Secol and Gandini weren’t the only ones who used sabotaging household chores as a subversive artistic practise. This phenomenon was noticeable around the world. The same year that Mariuccia stretches her apron onto frames instead of a canvas (Instrument’s of Women’s Roles, 1975), Austrian artist Birgit Jürgenssen creates the object Housewife’s Kitchen Apron and the American artist Martha Rosler films her seminal video Semiotics of the Kitchen. In Italy similar themes are explored by Mirella Bentivoglio, Tomaso Binga (Bianca Menna) and Ketty la Rocca, and in Poland by artists such as Maria Pinińska-Bereś and Ewa Partum. The revolution whose main weapons were aprons, pots, pans and vacuum cleaners erupted in kitchens across the globe.

A petite Mariuccia Secol, with thin, wrinkled hands sits on the edge of her bed and tells stories of the events that took place over half a century ago. She remembers everything. She talks about how in 1974, together with Milli and other women (Clemen Parocchetti, Silvia Cibaldi, Mariagrazia Sironi) they created the feminist activism group Immagine (Gruppo Femminista Immagine di Varese). In 1976 they traveled to Verona, to protest in front of the courthouse, where a trial for rape was taking place – there, for the first time in Italy, under the pressure of feminist protests, a rapist was sentenced for his act. She also talks about 1977, when on stage at a festival in Frascati they wrote: “Love is also a household chore”. About how in Milan they organised a conference about visual art titled “Woman, Art, Society”, at which they proclaimed equal rights for women and mothers within the official art system. She also recounts their biggest success, the exhibition Spazio Aperto presented during the 1978 Biennale in Venice.

Mariuccia now shows me her book, in which – together with Milli – they wrote down everything. She published the book recently, at the age of 92. The title was inspired by their joint exhibition of 1980 in Varese La mamma é uscita (Mother Has Left). On the occasion of this exhibition, her fellow artist Bruno Munari wrote a commentary in the form of a short dialogue:

– Mother has left.

-Left where? She was furious this morning.

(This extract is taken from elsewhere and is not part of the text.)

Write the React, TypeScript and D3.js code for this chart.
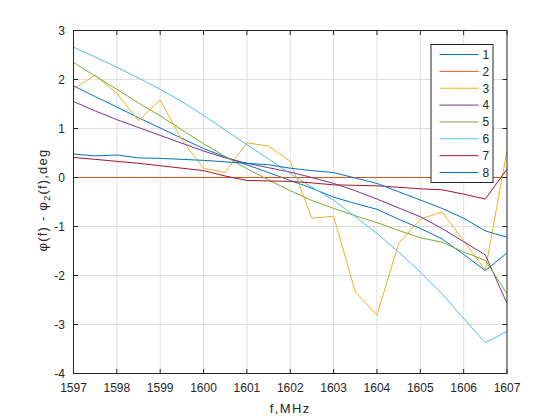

-She left, to look for herself.

-But where?

-Inside herself.

-So she didn’t leave.

-It’s a saying, sometimes one leaves the other way, in the opposite direction. It means that one isn’t washing dishes anymore, now one is washing paintbrushes.

-So she is doing art?

-Art is a woman.

-Logic is a man.

-Balance happens when art and logic become one.

-Mother was about to lose her balance.

-Now she has rediscovered it.

By the 1980s and 1990s nobody was interested in feminism. The world had other problems and everyone forgot about artists along the likes of Mariuccia Secol (and most likely many others) and how much her generation did for us. Only recently have they started being rediscovered, though even in the Italian environment not many know the name Secol. Only a few years ago her works were shown in major exhibitions about feminist art, such as The unexpected Subject. 1978 – Art and Feminist in Italy In FM Centre for Contemporary Art in Milan and Cooking Cleaning Caring. Care Work in the Arts since 1960 at the Joseph Albers Museum Quadrat in Bottrop.

I am looking at her beautiful, small and wrinkled hands and I think about the times they must have bled, when during work she stabbed herself with a needle. Mariuccia will go down in the history of art. I’m sure of it.